They do not tone your arms; they can only make your arms bigger. The only thing that muscles do is get bigger and smaller. Toning, the word used to describe the look of well-defined muscles, requires losing body fat while gaining muscle, which means controlling your diet and doing exercises that build muscle.

Is there any advantage to wearing weights while walking?

They do have the benefit of making your walk a better workout -- but only if you're healthy. I would be concerned about anything that goes around your wrist, especially something constrictive. There’s a chance of an injury, especially to the nerve that gives you feeling on the backs of your thumb and index and middle fingers.

Wearing something too tight around your wrist – even a watch or a weightlifting glove – can give you numbness or a burning sensation.

What do we take for granted about our wrist strength?

The nerves. A lot of wrist positions during exercise can put undue pressure on those nerves and put people at risk for conditions such as carpal tunnel syndrome, which is common and can cause tingling or numbness so intense that it can wake them up at night.
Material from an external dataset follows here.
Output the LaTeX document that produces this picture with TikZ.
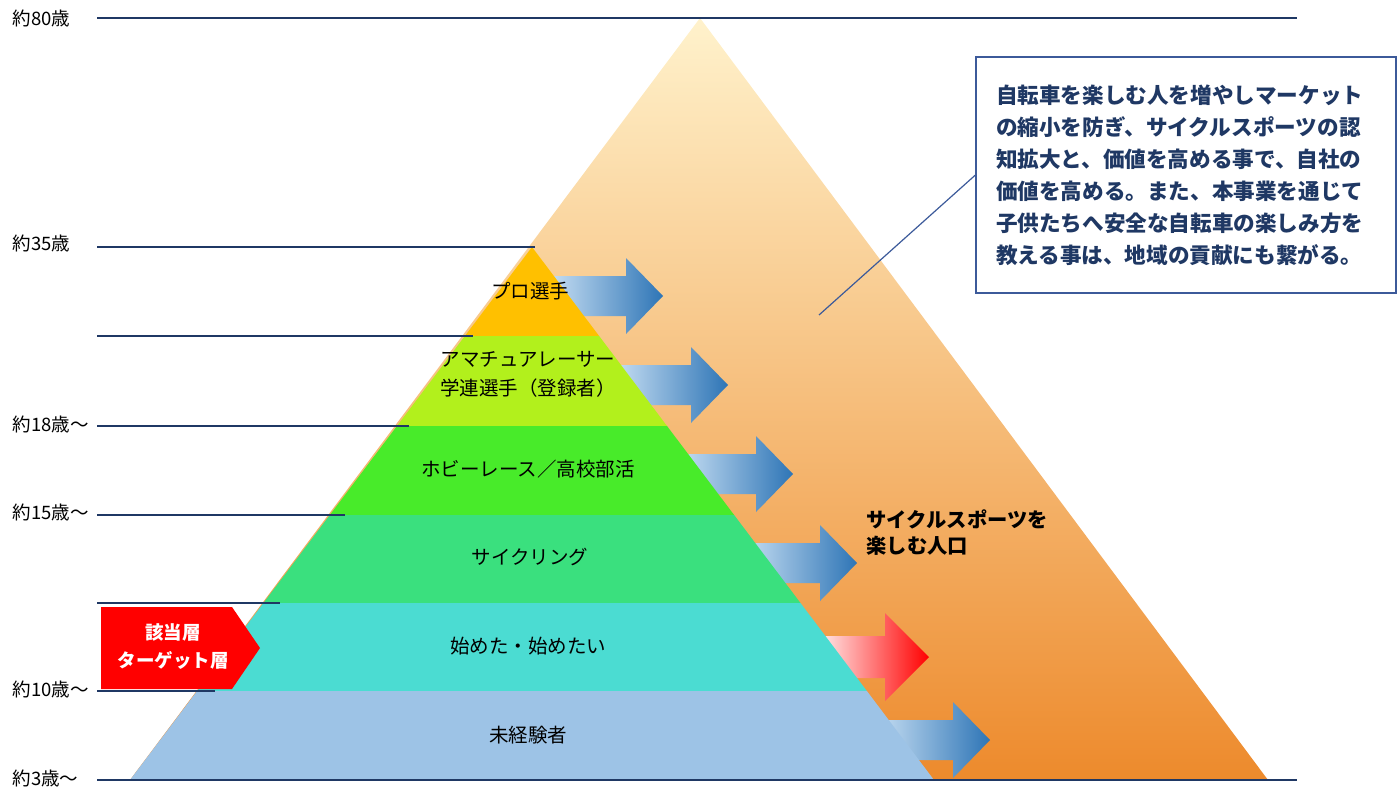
\documentclass[tikz,border=0pt]{standalone}
\usepackage{fontspec}
\setmainfont{Noto Sans CJK JP}
\usetikzlibrary{positioning,calc}
\definecolor{navy}{HTML}{1F3864}
\definecolor{boxline}{HTML}{3C5A9A}
\definecolor{peach}{HTML}{FFF2CC}
\definecolor{deeporange}{HTML}{ED8A2C}
\definecolor{pro}{HTML}{FFC000}
\definecolor{amateur}{HTML}{B2F01C}
\definecolor{hobby}{HTML}{48EB2A}
\definecolor{cycling}{HTML}{3AE07E}
\definecolor{starter}{HTML}{4BDCD2}
\definecolor{novice}{HTML}{9DC3E6}
\definecolor{arrowlight}{HTML}{C5DDF2}
\definecolor{arrowdark}{HTML}{2E75B6}
\definecolor{tagred}{HTML}{FF0000}

\begin{document}
\begin{tikzpicture}[x=1pt,y=-1pt,
    agerule/.style={navy,line width=1.2pt},
    agelabel/.style={anchor=west,font=\fontsize{18.5}{20}\selectfont},
    layertext/.style={font=\fontsize{19.5}{29}\selectfont,align=center},
    calloutbox/.style={draw=boxline,line width=1.2pt,fill=white,minimum width=420,minimum height=236,
      text width=380,align=left,text=navy,font=\fontsize{21.6}{32}\selectfont\bfseries}]
  \useasboundingbox (0,0) rectangle (1400,804);
  % whole population
  \shade[top color=peach,bottom color=deeporange] (700,18) -- (1268,780) -- (130,780) -- cycle;
  % outflow arrows
  \foreach \tx/\ty/\hh/\sh/\hl/\lc/\rc in {663/296/38/20/37/arrowlight/arrowdark,
      728/385/38/20/37/arrowlight/arrowdark, 793/474/38/20/37/arrowlight/arrowdark,
      857/563/38/20/37/arrowlight/arrowdark, 929/657/44/21/44/white/tagred,
      990/740/38/20/37/arrowlight/arrowdark}
    \shade[left color=\lc,right color=\rc] (\tx-\hl-75,\ty-\sh) -- (\tx-\hl,\ty-\sh) -- (\tx-\hl,\ty-\hh)
      -- (\tx,\ty) -- (\tx-\hl,\ty+\hh) -- (\tx-\hl,\ty+\sh) -- (\tx-\hl-75,\ty+\sh) -- cycle;
  % pyramid layers
  \coordinate (apex) at (532,247);
  \coordinate (bl) at (130,780);
  \coordinate (br) at (934,780);
  \foreach \a/\b/\col in {247/336/pro,336/426/amateur,426/515/hobby,515/603/cycling,603/691/starter,691/780/novice}
    \fill[\col] ($(apex)!{(\a-247)/533}!(bl)$) -- ($(apex)!{(\a-247)/533}!(br)$)
      -- ($(apex)!{(\b-247)/533}!(br)$) -- ($(apex)!{(\b-247)/533}!(bl)$) -- cycle;
  \node[layertext] (prolbl) at (530,291) {プロ選手};
  \node[layertext] (amalbl) at (528,374) {アマチュアレーサー\\学連選手（登録者）};
  \node[layertext] (hobbylbl) at (528,469) {ホビーレース／高校部活};
  \node[layertext] (cyclelbl) at (530,557) {サイクリング};
  \node[layertext] (startlbl) at (528,646) {始めた・始めたい};
  \node[layertext] (novicelbl) at (528,735) {未経験者};
  % age rules
  \foreach \y/\xe in {18/1297,247/535,336/473,426/409,515/345,603/280,691/215,780/1297}
    \draw[agerule] (97,\y) -- (\xe,\y);
  \node[agelabel] (age80) at (9,18) {約80歳};
  \node[agelabel] (age35) at (9,243) {約35歳};
  \node[agelabel] (age18) at (9,424) {約18歳～};
  \node[agelabel] (age15) at (9,512) {約15歳～};
  \node[agelabel] (age10) at (9,689) {約10歳～};
  \node[agelabel] (age3) at (9,778) {約3歳～};
  % target tag
  \fill[tagred] (101,607) -- (232,607) -- (260,648) -- (232,689) -- (101,689) -- cycle;
  \node[text=white,align=center,font=\fontsize{18.5}{28}\selectfont\bfseries] (target) at (173,647) {該当層\\ターゲット層};
  \node[anchor=west,align=left,font=\fontsize{20.3}{26}\selectfont\bfseries] (poplbl) at (863,533)
    {サイクルスポーツを\\楽しむ人口};
  % callout
  \node[calloutbox] (goal) at (1186,175) {自転車を楽しむ人を増やしマーケット\\の縮小を防ぎ、サイクルスポーツの認\\知拡大と、価値を高める事で、自社の\\価値を高める。また、本事業を通じて\\子供たちへ安全な自転車の楽しみ方を\\教える事は、地域の貢献にも繋がる。};
  \coordinate (ptr) at (819,315);
  \draw[boxline,line width=1.2pt] (ptr) -- (goal.west);
\end{tikzpicture}
\end{document}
People with carpal tunnel have too much pressure around the median nerve in their wrist. When that nerve has too much pressure on it, it can’t do its job of providing feeling. Take push-ups for instance. The way a push-up puts your wrists at maximum extension is not ideal for either your cartilage or tendons. Ideally, the more you keep your wrist in a neutral position while exercising is going to be better for you. To be clear, push-ups don’t lead to carpal tunnel syndrome. But if you’ve had it, you may notice more symptoms when your wrist is in a bent position.

You have to think about what the goal of exercise is. Push-ups strengthen your chest muscles; you don't need to stress your wrists at the same time. The best approach is to do push-ups on your knuckles in order to keep your wrists in a neutral position. That said, they’re harder to do and might be too difficult for the average person.

Getting patients back to the lives they want

Dr. Paulvalery Roulette joined Novant Health as a hand and upper-extremity surgeon in 2019.

The Harvard Medical School graduate says his pursuit of orthopedics boils down to a simple philosophy: “You’re trying to get people back to what they were before, or close to it,” he said.

While at school, a visit to Haiti confirmed Roulette’s passion. There he worked with local surgeons and has since returned for medical mission trips.

“I realized how under-resourced surgery was in Third World countries,” he said. “People there need surgery, too. That experience showed me that I could marry a passion of mine with something that I found fun.”

Those travels over the last few years have served his practice here at home.

“We learn from our patients all the time,” Roulette said. “I understand the medicine and the general outcomes. But there’s a lot of practical stuff that patients teach me, and I pass that on to other patients.”